(Data entries)
+ + + +

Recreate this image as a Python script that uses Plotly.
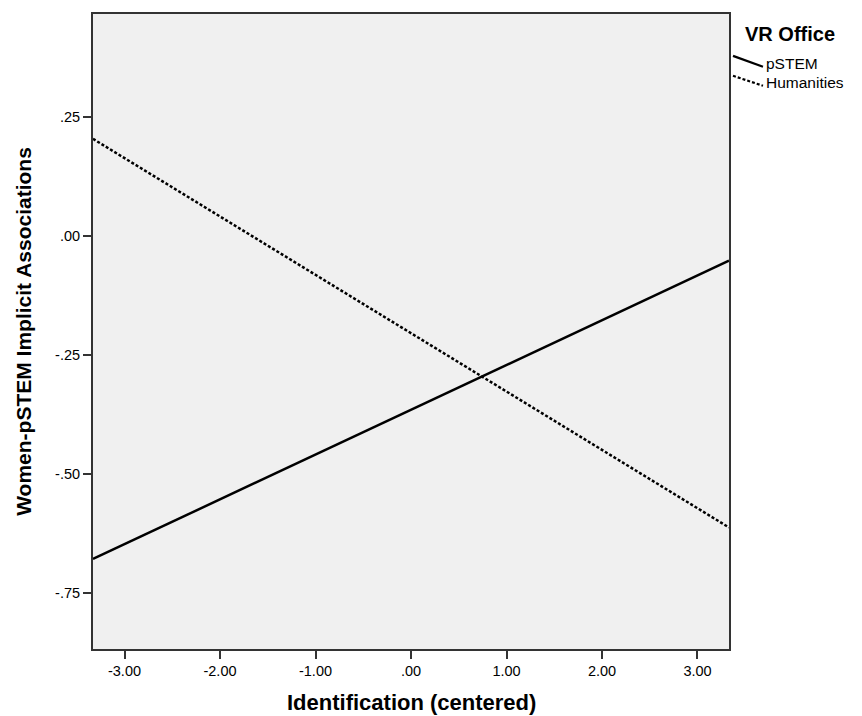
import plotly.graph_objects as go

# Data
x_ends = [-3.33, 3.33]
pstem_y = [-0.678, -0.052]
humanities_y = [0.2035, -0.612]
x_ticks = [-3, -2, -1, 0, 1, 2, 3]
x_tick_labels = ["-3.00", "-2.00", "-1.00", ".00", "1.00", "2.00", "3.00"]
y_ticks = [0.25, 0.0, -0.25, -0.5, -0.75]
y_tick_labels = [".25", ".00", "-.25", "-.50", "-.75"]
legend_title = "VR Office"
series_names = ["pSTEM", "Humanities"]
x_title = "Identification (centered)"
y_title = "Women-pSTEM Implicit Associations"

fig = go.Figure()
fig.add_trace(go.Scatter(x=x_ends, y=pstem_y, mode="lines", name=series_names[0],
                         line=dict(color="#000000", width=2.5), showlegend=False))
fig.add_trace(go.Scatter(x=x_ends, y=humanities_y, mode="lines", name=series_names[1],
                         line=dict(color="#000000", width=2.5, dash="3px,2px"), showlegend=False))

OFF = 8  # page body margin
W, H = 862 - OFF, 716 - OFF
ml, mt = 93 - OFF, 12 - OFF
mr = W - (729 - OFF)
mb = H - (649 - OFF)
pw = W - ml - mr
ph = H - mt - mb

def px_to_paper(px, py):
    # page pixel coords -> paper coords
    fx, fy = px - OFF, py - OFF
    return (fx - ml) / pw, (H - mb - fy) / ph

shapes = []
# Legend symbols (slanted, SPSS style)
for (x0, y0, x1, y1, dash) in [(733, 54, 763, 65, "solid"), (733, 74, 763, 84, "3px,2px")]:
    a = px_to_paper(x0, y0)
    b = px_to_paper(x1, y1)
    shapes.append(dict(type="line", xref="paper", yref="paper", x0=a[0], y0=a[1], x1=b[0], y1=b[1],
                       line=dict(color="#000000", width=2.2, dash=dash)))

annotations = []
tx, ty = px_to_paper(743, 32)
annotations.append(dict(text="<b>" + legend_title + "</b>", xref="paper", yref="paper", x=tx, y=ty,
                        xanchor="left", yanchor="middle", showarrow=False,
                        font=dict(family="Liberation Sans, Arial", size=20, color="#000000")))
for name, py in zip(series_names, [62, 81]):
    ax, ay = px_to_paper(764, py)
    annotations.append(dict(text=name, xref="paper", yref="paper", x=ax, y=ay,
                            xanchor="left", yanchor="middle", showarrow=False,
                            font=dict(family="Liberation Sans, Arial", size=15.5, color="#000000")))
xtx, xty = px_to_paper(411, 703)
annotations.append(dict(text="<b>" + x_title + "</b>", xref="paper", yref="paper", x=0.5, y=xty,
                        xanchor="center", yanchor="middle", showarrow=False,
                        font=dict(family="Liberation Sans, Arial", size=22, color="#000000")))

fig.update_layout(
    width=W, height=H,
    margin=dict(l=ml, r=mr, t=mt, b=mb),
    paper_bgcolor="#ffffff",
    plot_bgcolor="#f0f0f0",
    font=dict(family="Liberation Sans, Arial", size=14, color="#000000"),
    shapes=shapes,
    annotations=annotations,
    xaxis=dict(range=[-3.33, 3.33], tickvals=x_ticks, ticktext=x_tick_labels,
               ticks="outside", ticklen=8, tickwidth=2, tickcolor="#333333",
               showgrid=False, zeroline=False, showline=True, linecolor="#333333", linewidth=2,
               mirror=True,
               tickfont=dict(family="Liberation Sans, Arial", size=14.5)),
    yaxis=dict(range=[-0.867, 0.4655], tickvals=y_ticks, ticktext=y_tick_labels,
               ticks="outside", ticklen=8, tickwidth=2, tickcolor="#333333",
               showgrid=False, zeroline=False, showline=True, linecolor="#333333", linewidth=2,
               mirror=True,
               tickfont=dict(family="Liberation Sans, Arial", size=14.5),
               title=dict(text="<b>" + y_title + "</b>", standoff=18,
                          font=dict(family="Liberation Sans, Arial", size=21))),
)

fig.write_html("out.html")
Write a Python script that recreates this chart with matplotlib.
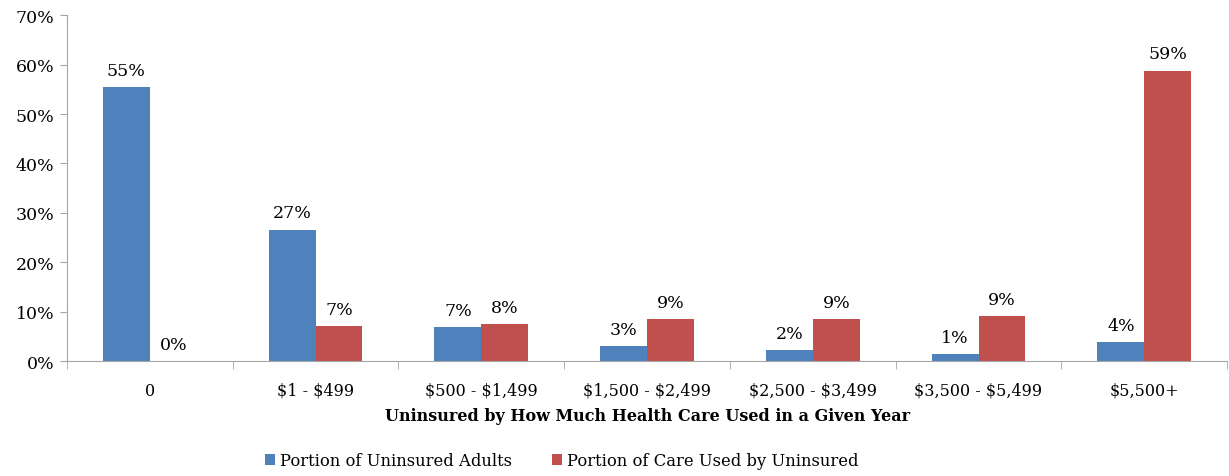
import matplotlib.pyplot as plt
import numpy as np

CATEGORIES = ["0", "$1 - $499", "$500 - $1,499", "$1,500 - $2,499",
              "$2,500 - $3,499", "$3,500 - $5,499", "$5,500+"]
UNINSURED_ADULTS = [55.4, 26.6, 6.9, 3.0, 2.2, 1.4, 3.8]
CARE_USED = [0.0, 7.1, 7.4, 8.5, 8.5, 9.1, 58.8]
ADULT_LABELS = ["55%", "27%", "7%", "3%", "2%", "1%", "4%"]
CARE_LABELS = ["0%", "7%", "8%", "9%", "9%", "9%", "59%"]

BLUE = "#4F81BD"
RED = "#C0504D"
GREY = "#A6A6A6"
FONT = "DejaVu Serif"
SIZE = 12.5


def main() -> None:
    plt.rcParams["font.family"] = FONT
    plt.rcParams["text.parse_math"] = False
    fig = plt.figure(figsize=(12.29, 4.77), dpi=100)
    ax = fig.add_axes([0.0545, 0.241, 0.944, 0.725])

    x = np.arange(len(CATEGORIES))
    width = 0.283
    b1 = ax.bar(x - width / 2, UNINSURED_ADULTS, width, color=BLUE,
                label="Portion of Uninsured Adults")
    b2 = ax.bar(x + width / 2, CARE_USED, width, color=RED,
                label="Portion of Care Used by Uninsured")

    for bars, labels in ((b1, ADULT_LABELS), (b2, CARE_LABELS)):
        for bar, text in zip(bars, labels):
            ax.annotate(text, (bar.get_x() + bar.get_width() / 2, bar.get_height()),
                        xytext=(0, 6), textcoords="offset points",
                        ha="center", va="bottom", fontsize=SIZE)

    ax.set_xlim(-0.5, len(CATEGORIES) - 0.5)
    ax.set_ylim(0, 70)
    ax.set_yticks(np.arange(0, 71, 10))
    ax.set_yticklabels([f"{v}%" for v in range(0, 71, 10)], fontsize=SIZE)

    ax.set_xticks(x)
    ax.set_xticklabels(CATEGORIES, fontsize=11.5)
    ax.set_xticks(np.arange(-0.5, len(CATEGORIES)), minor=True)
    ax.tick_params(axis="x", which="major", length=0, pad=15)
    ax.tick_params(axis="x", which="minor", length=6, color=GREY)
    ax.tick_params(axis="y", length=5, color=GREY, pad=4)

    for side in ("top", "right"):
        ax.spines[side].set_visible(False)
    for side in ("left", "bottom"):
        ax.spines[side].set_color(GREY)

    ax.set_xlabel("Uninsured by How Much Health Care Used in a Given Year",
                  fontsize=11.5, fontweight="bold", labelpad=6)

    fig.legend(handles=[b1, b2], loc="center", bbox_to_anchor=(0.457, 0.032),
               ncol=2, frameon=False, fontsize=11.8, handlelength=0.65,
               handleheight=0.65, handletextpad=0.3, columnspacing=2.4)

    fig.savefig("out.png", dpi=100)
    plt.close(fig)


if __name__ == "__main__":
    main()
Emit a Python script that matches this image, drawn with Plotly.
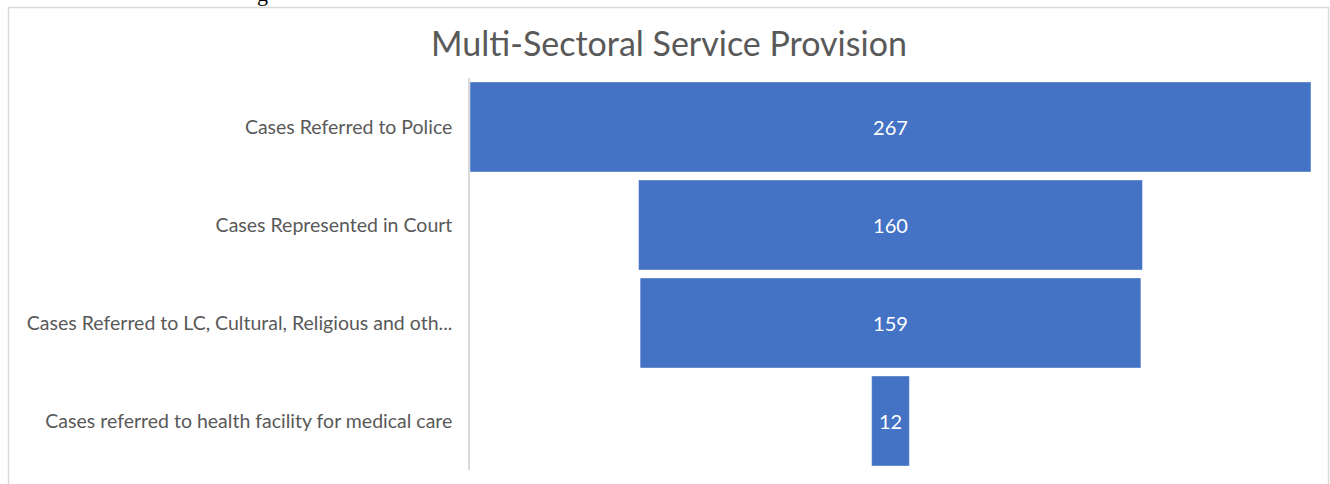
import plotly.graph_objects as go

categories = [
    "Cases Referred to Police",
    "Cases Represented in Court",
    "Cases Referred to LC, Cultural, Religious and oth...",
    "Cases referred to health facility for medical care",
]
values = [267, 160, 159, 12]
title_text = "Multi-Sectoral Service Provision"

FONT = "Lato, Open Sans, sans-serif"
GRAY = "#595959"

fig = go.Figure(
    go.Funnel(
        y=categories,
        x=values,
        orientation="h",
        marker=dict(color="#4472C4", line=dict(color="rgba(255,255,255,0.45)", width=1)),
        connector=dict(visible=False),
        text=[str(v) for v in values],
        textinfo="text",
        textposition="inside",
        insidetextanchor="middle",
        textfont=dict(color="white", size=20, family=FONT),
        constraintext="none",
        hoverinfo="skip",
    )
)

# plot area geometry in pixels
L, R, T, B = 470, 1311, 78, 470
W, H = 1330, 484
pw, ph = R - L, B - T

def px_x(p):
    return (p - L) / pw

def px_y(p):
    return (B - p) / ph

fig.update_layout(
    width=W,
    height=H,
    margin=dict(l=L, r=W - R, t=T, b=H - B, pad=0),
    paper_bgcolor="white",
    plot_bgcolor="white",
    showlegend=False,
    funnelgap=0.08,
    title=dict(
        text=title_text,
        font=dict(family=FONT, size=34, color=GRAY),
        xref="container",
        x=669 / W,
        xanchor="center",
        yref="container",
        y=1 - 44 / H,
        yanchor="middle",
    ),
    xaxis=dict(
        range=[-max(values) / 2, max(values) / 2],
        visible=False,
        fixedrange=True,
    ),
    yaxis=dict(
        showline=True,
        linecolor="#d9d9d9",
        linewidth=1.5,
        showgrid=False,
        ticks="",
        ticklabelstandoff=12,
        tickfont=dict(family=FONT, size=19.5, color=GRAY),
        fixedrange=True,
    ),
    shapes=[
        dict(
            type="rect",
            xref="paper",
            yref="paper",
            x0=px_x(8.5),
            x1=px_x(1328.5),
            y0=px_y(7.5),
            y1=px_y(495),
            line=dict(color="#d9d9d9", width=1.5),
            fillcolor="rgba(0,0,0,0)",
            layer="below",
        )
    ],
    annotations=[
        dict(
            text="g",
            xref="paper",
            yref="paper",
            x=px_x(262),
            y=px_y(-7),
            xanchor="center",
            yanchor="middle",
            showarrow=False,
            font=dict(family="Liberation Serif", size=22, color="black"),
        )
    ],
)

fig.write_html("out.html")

+ + + +

Going through the data, tally the lines containing "matplotlib" and report only the result.

WRITTEN ANSWER: 2